▶ **TASK PROMPT**:
Print only the lines from the top of the data through the line with "plt.rcParams['font.family'] = ['Liberation", both included, skipping every picture.

▶ **SOURCE RECORDS**:
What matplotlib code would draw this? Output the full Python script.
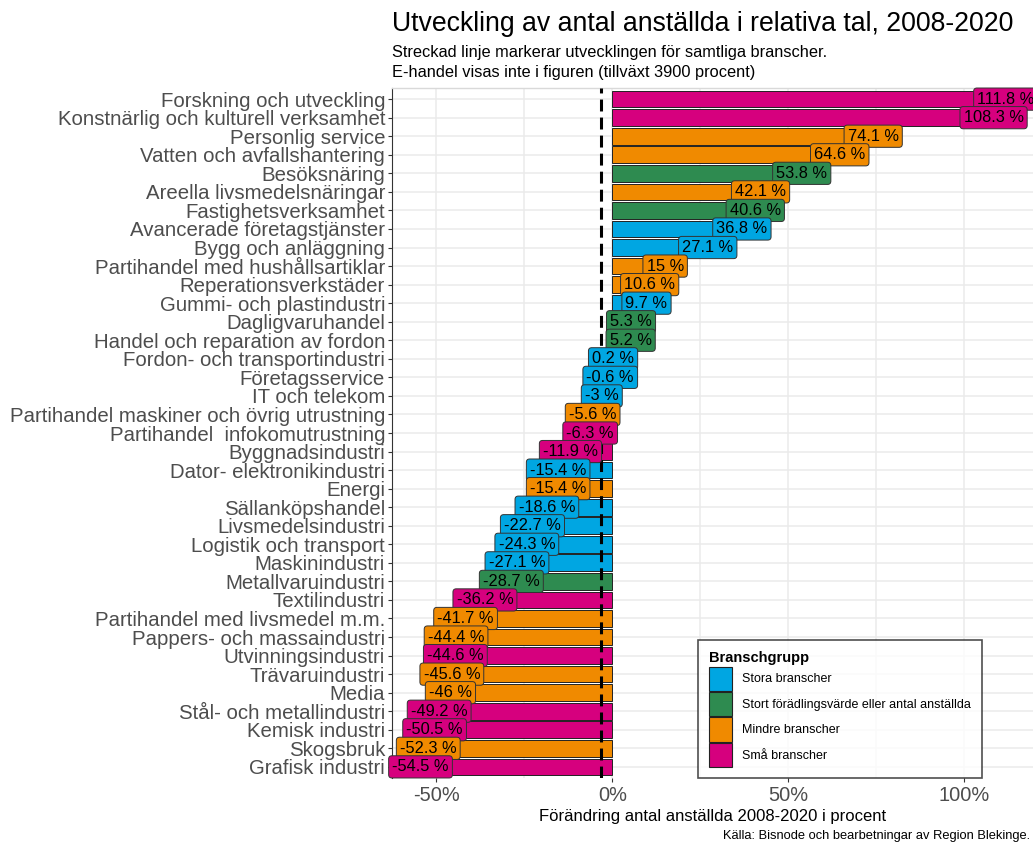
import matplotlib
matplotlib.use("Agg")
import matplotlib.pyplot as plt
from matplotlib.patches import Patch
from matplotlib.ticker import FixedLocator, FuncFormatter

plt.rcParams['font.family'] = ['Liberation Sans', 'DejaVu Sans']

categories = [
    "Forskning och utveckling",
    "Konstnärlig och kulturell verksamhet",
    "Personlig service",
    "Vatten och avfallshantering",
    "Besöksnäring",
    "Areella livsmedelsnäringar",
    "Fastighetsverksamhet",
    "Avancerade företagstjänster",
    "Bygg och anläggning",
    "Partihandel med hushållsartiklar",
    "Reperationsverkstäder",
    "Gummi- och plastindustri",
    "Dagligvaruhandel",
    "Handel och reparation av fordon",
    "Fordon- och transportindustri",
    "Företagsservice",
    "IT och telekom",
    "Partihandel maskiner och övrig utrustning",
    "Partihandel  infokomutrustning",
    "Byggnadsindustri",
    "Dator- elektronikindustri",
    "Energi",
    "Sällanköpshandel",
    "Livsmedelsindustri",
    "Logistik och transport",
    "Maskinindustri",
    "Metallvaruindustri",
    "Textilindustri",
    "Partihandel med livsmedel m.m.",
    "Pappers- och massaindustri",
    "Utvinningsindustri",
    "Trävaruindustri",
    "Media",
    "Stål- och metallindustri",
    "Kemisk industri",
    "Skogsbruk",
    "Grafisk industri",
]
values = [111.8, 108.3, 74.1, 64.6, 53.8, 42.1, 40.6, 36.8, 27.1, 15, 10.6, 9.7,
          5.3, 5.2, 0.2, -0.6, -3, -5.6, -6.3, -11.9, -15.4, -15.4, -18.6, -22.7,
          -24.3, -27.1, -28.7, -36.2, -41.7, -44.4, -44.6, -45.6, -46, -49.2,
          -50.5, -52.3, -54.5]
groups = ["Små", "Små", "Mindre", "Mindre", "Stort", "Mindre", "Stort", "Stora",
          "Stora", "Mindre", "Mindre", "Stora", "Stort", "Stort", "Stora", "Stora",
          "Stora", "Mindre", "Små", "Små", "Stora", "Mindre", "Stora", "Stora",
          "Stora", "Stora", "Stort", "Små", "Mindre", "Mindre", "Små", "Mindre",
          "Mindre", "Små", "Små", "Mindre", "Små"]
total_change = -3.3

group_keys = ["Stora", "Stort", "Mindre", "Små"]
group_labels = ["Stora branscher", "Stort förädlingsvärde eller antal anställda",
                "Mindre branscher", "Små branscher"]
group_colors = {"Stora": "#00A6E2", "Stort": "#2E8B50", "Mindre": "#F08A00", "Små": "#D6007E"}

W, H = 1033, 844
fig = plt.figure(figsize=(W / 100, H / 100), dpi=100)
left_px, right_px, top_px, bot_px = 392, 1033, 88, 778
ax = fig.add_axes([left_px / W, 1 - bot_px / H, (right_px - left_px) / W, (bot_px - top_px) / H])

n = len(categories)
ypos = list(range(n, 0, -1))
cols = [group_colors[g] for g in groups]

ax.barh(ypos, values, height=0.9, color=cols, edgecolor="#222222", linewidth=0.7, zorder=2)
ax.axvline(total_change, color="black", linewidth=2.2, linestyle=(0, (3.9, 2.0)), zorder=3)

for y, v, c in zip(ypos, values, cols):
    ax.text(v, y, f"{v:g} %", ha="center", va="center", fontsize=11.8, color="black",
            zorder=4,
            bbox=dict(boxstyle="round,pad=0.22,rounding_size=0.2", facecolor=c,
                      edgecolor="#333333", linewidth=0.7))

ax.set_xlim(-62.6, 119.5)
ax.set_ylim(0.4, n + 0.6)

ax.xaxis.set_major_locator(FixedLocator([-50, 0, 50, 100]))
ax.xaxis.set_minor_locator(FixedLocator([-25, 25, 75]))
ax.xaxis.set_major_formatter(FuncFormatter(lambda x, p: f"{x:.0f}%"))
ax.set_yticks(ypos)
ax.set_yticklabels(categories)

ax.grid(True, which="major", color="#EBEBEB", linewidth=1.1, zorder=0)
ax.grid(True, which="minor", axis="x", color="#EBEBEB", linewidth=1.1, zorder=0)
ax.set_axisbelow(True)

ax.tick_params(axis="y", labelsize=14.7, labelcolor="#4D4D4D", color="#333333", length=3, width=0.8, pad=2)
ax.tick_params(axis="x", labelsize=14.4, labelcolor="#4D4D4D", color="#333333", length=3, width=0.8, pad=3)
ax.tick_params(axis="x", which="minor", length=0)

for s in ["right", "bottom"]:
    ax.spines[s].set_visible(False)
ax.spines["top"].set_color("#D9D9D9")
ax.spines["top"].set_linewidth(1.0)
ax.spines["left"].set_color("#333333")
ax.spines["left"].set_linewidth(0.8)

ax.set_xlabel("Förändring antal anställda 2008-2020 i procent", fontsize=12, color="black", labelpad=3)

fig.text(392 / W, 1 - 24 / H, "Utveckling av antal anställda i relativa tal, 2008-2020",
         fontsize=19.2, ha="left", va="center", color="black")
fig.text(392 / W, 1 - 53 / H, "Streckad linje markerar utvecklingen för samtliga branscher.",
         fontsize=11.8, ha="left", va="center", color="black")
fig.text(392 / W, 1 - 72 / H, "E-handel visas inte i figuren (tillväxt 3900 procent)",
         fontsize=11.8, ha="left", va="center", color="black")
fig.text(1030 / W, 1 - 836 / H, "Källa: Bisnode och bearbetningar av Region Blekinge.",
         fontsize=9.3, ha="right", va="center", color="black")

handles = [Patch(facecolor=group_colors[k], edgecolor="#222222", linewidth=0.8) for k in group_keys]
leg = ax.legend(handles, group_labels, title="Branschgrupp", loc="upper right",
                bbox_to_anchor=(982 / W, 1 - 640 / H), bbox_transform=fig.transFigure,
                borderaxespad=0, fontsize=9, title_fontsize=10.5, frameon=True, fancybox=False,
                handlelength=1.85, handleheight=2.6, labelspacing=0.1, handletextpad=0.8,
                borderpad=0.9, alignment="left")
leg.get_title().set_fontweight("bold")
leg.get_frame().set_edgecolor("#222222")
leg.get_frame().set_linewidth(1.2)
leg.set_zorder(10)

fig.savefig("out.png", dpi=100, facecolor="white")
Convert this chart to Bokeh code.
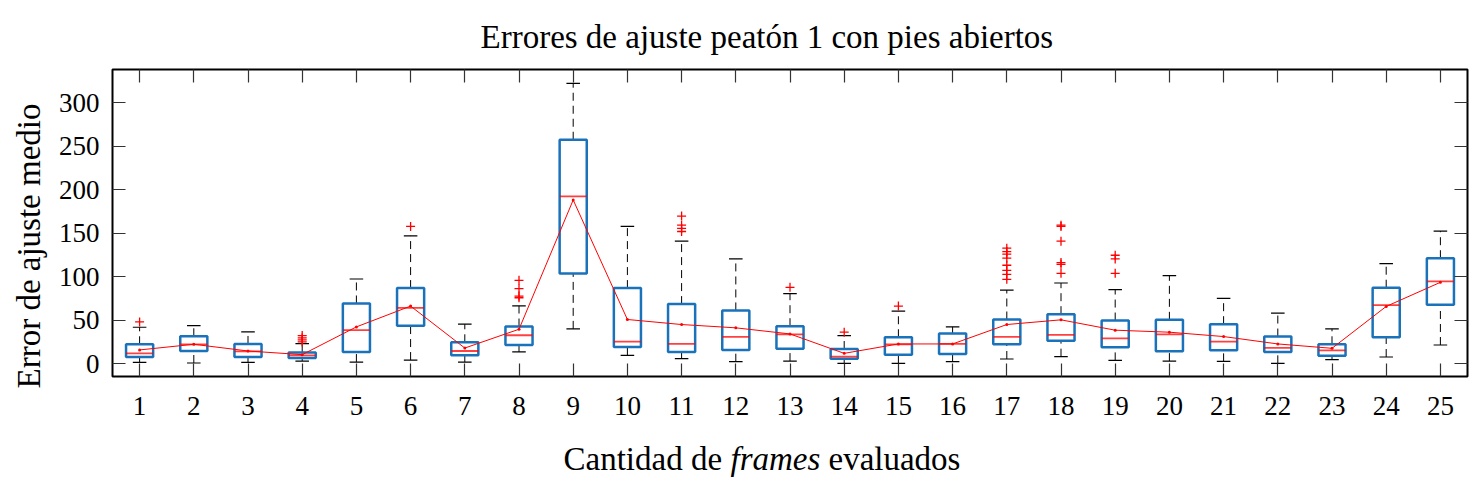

▶ **RESULT OF THE EXERCISE**:
What matplotlib code would draw this? Output the full Python script.
import matplotlib
matplotlib.use("Agg")
import matplotlib.pyplot as plt
from matplotlib.patches import Patch
from matplotlib.ticker import FixedLocator, FuncFormatter

plt.rcParams['font.family'] = ['Liberation Sans', 'DejaVu Sans']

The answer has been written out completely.